When their son Jack was 16 months old, Kelly and Greg noticed that his behavior was changing. He seemed to be less alert, and less aware of what was going on around him; among other things, his father’s arrival home from work—once the cause of great excitement—stopped registering. He wasn’t pointing any more, and his capacity to play had become limited. He was eventually diagnosed with autism.
The family immediately began working with Southwest Human Development’s Early Intervention program to help Jack grow and learn: they wanted to do everything they could to help Jack reach his full potential. Now approaching three, Jack participates in speech and occupational therapy, and he’s part of the agency’s Side By Side program—a playgroup for children with autism and their parents. The playgroups have helped Jack with his ability to socialize, engage with others and focus on specific activities.
Today, although Jack is unable to communicate verbally, he is communicating effectively with sign language and is able to get his messages across. Not every day is a good one, but his parents can see great progress. Kelly says that Jack has begun to reemerge as the child he once was. Jack is now comfortable being close to other children and has started playing new games like “Itsy Bitsy Spider.”
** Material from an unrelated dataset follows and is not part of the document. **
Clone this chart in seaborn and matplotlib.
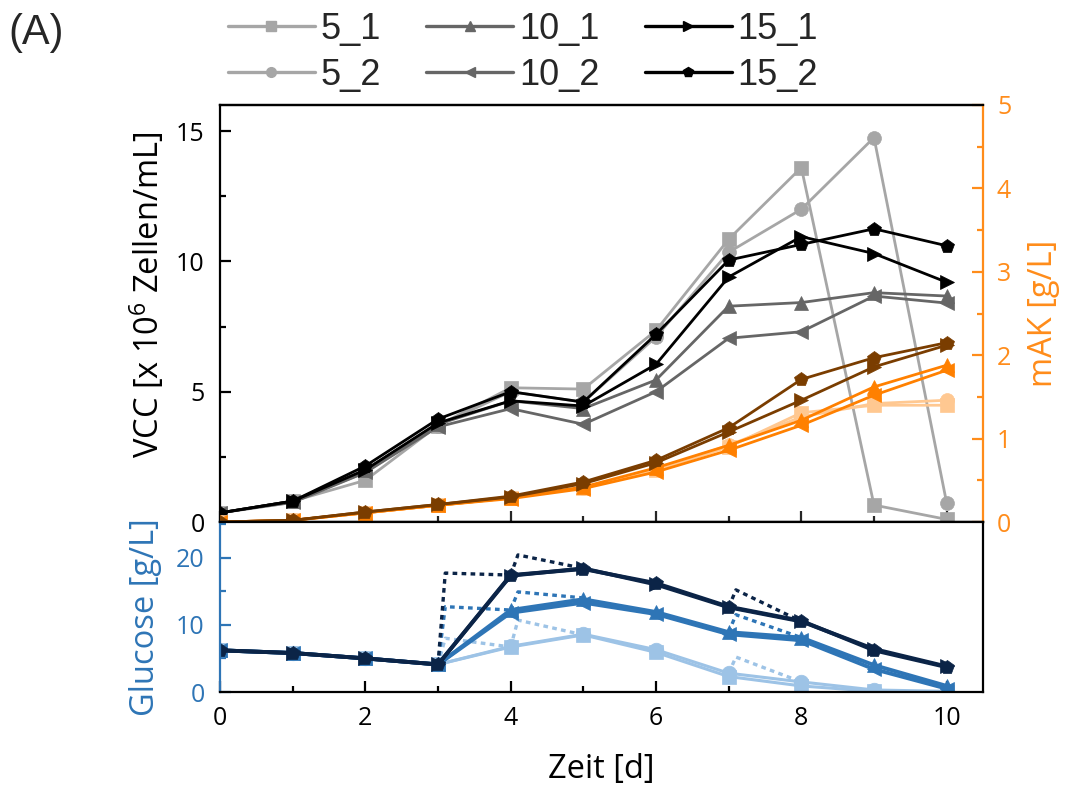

The experience of working with the therapists at Southwest has educated Kelly and Greg about Jack’s diagnosis and given them the ability as parents to provide Jack with the care and services he needs now, and helped them understand what those may be in the future. Additionally, the Side By Side program introduced the couple to an entirely new group of families with similar situations, enabling them to build a strong support network.
Kelly and Greg are in the process of determining the next steps for Jack. When Jack starts school, they would love to see him participate in a typical classroom setting. Kelly shared that she is grateful for the Side By Side program because it helped her son learn to play again.